■ DATASET CONTENT ■
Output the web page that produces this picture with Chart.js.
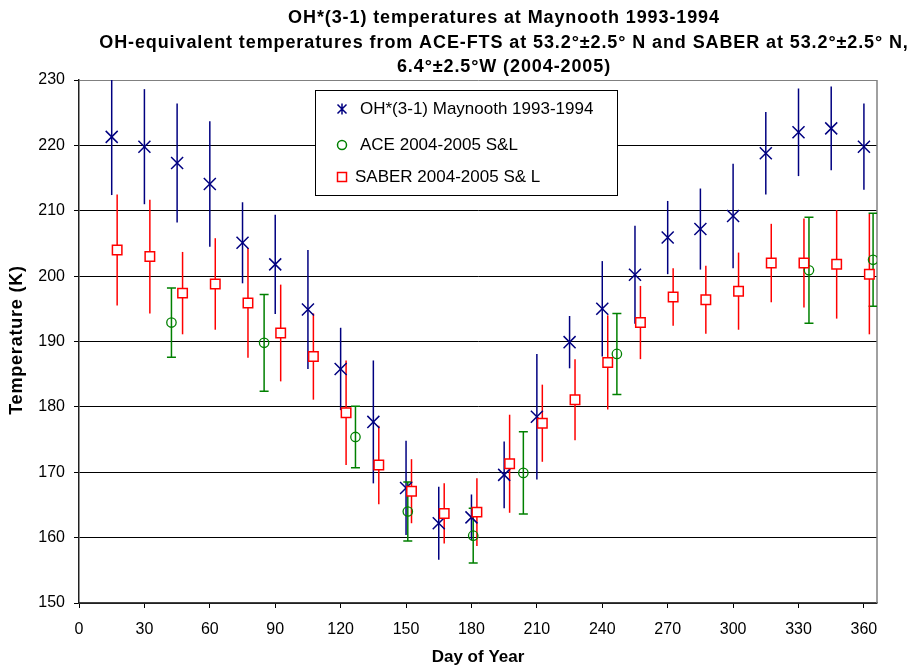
<!DOCTYPE html>
<html>
<head>
<meta charset="utf-8">
<title>OH*(3-1) temperatures at Maynooth</title>
<script src="https://cdn.jsdelivr.net/npm/chart.js@4.4.1/dist/chart.umd.min.js"></script>
<style>
  body { margin: 0; background: #fff; }
  #wrap { width: 914px; height: 669px; }
</style>
</head>
<body>
<div id="wrap"><canvas id="chart" width="914" height="669"></canvas></div>
<script>
// OH*(3-1) Maynooth 1993-1994
const ohDays = [15, 30, 45, 60, 75, 90, 105, 120, 135, 150, 165, 180,
  195, 210, 225, 240, 255, 270, 285, 300, 315, 330, 345, 360];
const ohTemp = [221.3, 219.8, 217.3, 214.1, 205.1, 201.8, 194.9, 185.8, 177.7, 167.6, 162.2, 163.1,
  169.6, 178.5, 189.9, 195.0, 200.2, 205.9, 207.2, 209.2, 218.8, 222.0, 222.6, 219.8];
const ohErr = [8.9, 8.8, 9.1, 9.6, 6.2, 7.6, 9.1, 6.3, 9.4, 7.2, 5.6, 3.5,
  5.1, 9.6, 4.0, 7.3, 7.5, 5.6, 6.2, 8.0, 6.3, 6.7, 6.4, 6.6];

// ACE 2004-2005 S&L
const aceDays = [42.4, 84.9, 126.8, 150.8, 180.8, 203.8, 246.7, 334.8, 364.2];
const aceTemp = [192.9, 189.8, 175.4, 164.0, 160.3, 169.9, 188.1, 200.9, 202.5];
const aceErr = [5.3, 7.4, 4.7, 4.5, 4.2, 6.3, 6.2, 8.1, 7.1];

// SABER 2004-2005 S& L
const saberDays = [17.5, 32.5, 47.5, 62.5, 77.5, 92.5, 107.5, 122.5, 137.5, 152.5, 167.5, 182.5,
  197.5, 212.5, 227.5, 242.5, 257.5, 272.5, 287.5, 302.5, 317.5, 332.5, 347.5, 362.5];
const saberTemp = [204.0, 203.0, 197.4, 198.8, 195.9, 191.3, 187.7, 179.1, 171.1, 167.1, 163.7, 163.9,
  171.3, 177.5, 181.1, 186.8, 192.9, 196.8, 196.4, 197.7, 202.0, 202.0, 201.8, 200.3];
const saberErr = [8.5, 8.7, 6.3, 7.0, 8.4, 7.4, 6.6, 8.0, 6.0, 4.9, 4.6, 5.2,
  7.5, 5.9, 6.2, 7.2, 5.6, 4.4, 5.2, 5.9, 6.0, 6.8, 8.3, 9.2];

const titleLines = [
  'OH*(3-1) temperatures at Maynooth 1993-1994',
  'OH-equivalent temperatures from ACE-FTS at 53.2°±2.5° N and SABER at 53.2°±2.5° N,',
  '6.4°±2.5°W (2004-2005)',
];
const yTitle = 'Temperature (K)';
const xTitle = 'Day of Year';

const FONT = '"Liberation Sans", Arial, sans-serif';
const BLUE = '#000080';
const GREEN = '#008000';
const RED = '#ff0000';

function toPoints(xs, ys) {
  return xs.map((x, i) => ({ x: x, y: ys[i] }));
}

const whiteBackground = {
  id: 'whiteBackground',
  beforeDraw(chart) {
    const ctx = chart.ctx;
    ctx.save();
    ctx.fillStyle = '#fff';
    ctx.fillRect(0, 0, chart.width, chart.height);
    ctx.restore();
  },
};

// vertical error bars, drawn through the chart scales
const errorBars = {
  id: 'errorBars',
  beforeDatasetsDraw(chart) {
    const ctx = chart.ctx;
    const xs = chart.scales.x;
    const ys = chart.scales.y;
    const area = chart.chartArea;

    // right border of the plot area
    ctx.save();
    ctx.strokeStyle = '#808080';
    ctx.lineWidth = 1.5;
    ctx.beginPath();
    ctx.moveTo(area.right, area.top);
    ctx.lineTo(area.right, area.bottom);
    ctx.stroke();
    ctx.restore();

    ctx.save();
    ctx.beginPath();
    ctx.rect(area.left, area.top, area.right - area.left, area.bottom - area.top);
    ctx.clip();
    chart.data.datasets.forEach((ds) => {
      ctx.strokeStyle = ds.borderColor;
      ctx.lineWidth = 1.5;
      ds.data.forEach((p, i) => {
        const e = ds.errors[i];
        const px = xs.getPixelForValue(p.x);
        const top = ys.getPixelForValue(p.y + e);
        const bot = ys.getPixelForValue(p.y - e);
        ctx.beginPath();
        ctx.moveTo(px, top);
        ctx.lineTo(px, bot);
        if (ds.caps) {
          ctx.moveTo(px - 4.5, top);
          ctx.lineTo(px + 4.5, top);
          ctx.moveTo(px - 4.5, bot);
          ctx.lineTo(px + 4.5, bot);
        }
        ctx.stroke();
      });
    });
    ctx.restore();
  },
};

// titles and boxed legend
const textAndLegend = {
  id: 'textAndLegend',
  afterDraw(chart) {
    const ctx = chart.ctx;
    ctx.save();
    ctx.fillStyle = '#000';
    ctx.textAlign = 'center';
    ctx.textBaseline = 'middle';
    ctx.font = 'bold 18px ' + FONT;
    ctx.letterSpacing = '0.9px';
    const titleY = [18, 43, 67];
    titleLines.forEach((line, i) => ctx.fillText(line, 504, titleY[i]));

    ctx.save();
    ctx.translate(17.5, 340);
    ctx.rotate(-Math.PI / 2);
    ctx.font = 'bold 18px ' + FONT;
    ctx.letterSpacing = '0.8px';
    ctx.fillText(yTitle, 0, 0);
    ctx.restore();
    ctx.letterSpacing = '0px';

    // legend box
    const lx = 315, ly = 90, lw = 302, lh = 105;
    ctx.fillStyle = '#fff';
    ctx.fillRect(lx, ly, lw, lh);
    ctx.strokeStyle = '#000';
    ctx.lineWidth = 1;
    ctx.strokeRect(lx + 0.5, ly + 0.5, lw, lh);

    const rows = [109, 145, 177];
    const byRow = {};
    chart.data.datasets.forEach((ds) => { byRow[ds.legendRow] = ds; });
    ctx.textAlign = 'left';
    ctx.font = '17px ' + FONT;
    for (let r = 0; r < 3; r++) {
      const ds = byRow[r];
      const y = rows[r];
      const mx = 342;
      ctx.strokeStyle = ds.borderColor;
      ctx.lineWidth = 1.5;
      ctx.beginPath();
      if (ds.pointStyle === 'crossRot') {
        ctx.moveTo(mx - 4.5, y - 4.5); ctx.lineTo(mx + 4.5, y + 4.5);
        ctx.moveTo(mx + 4.5, y - 4.5); ctx.lineTo(mx - 4.5, y + 4.5);
        ctx.moveTo(mx, y - 5.5); ctx.lineTo(mx, y + 5.5);
      } else if (ds.pointStyle === 'circle') {
        ctx.arc(mx, y, 4.5, 0, Math.PI * 2);
      } else {
        ctx.rect(mx - 4.5, y - 4.5, 9, 9);
      }
      ctx.stroke();
      ctx.fillStyle = '#000';
      ctx.fillText(ds.label, ds.pointStyle === 'rect' ? 355 : 360, y);
    }
    ctx.restore();
  },
};

const canvas = document.getElementById('chart');
const chart = new Chart(canvas, {
  type: 'scatter',
  data: {
    datasets: [
      {
        label: 'OH*(3-1) Maynooth 1993-1994',
        data: toPoints(ohDays, ohTemp),
        errors: ohErr,
        legendRow: 0,
        order: 2,
        borderColor: BLUE,
        backgroundColor: BLUE,
        pointStyle: 'crossRot',
        pointRadius: 8.5,
        pointBorderWidth: 1.5,
      },
      {
        label: 'ACE 2004-2005 S&L',
        data: toPoints(aceDays, aceTemp),
        errors: aceErr,
        caps: true,
        legendRow: 1,
        order: 1,
        borderColor: GREEN,
        backgroundColor: 'rgba(0,0,0,0)',
        pointStyle: 'circle',
        pointRadius: 4.7,
        pointBorderWidth: 1.3,
      },
      {
        label: 'SABER 2004-2005 S& L',
        data: toPoints(saberDays, saberTemp),
        errors: saberErr,
        legendRow: 2,
        order: 0,
        borderColor: RED,
        backgroundColor: '#fff',
        pointStyle: 'rect',
        pointRadius: 6.7,
        pointBorderWidth: 1.5,
      },
    ],
  },
  options: {
    responsive: false,
    animation: false,
    layout: {
      padding: { top: 80, right: 37, left: 0, bottom: 0 },
    },
    plugins: {
      legend: { display: false },
      title: { display: false },
      tooltip: { enabled: false },
    },
    scales: {
      x: {
        type: 'linear',
        min: 0,
        max: 366,
        afterFit(scale) { scale.height = 66; },
        ticks: {
          stepSize: 30,
          includeBounds: false,
          color: '#000',
          padding: 12,
          maxRotation: 0,
          font: { family: FONT, size: 16 },
        },
        grid: {
          drawOnChartArea: false,
          drawTicks: true,
          tickLength: 5,
          tickColor: '#000',
          tickWidth: 1,
        },
        border: { display: true, color: '#404040', width: 1.5 },
        title: {
          display: true,
          text: xTitle,
          color: '#000',
          padding: { top: 0, bottom: 1 },
          font: { family: FONT, size: 17, weight: 'bold' },
        },
      },
      y: {
        min: 150,
        max: 230,
        afterFit(scale) { scale.width = 79; },
        ticks: {
          stepSize: 10,
          color: '#000',
          padding: 9,
          font: { family: FONT, size: 16 },
        },
        grid: {
          color: (c) => (c.tick && c.tick.value === 230 ? '#808080' : '#000'),
          lineWidth: 1,
          drawTicks: true,
          tickLength: 5,
          tickColor: '#000',
        },
        border: { display: true, color: '#202020', width: 1.5 },
      },
    },
  },
  plugins: [whiteBackground, errorBars, textAndLegend],
});
</script>
</body>
</html>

■ EXERCISE OBJECTIVE ■
Copy exactly the lines running from the beginning of the listing through the line that has "6.7, 6.4, 6.6];". Drop the pictures.

■ WORKED ANSWER ■
Output the web page that produces this picture with Chart.js.
<!DOCTYPE html>
<html>
<head>
<meta charset="utf-8">
<title>OH*(3-1) temperatures at Maynooth</title>
<script src="https://cdn.jsdelivr.net/npm/chart.js@4.4.1/dist/chart.umd.min.js"></script>
<style>
  body { margin: 0; background: #fff; }
  #wrap { width: 914px; height: 669px; }
</style>
</head>
<body>
<div id="wrap"><canvas id="chart" width="914" height="669"></canvas></div>
<script>
// OH*(3-1) Maynooth 1993-1994
const ohDays = [15, 30, 45, 60, 75, 90, 105, 120, 135, 150, 165, 180,
  195, 210, 225, 240, 255, 270, 285, 300, 315, 330, 345, 360];
const ohTemp = [221.3, 219.8, 217.3, 214.1, 205.1, 201.8, 194.9, 185.8, 177.7, 167.6, 162.2, 163.1,
  169.6, 178.5, 189.9, 195.0, 200.2, 205.9, 207.2, 209.2, 218.8, 222.0, 222.6, 219.8];
const ohErr = [8.9, 8.8, 9.1, 9.6, 6.2, 7.6, 9.1, 6.3, 9.4, 7.2, 5.6, 3.5,
  5.1, 9.6, 4.0, 7.3, 7.5, 5.6, 6.2, 8.0, 6.3, 6.7, 6.4, 6.6];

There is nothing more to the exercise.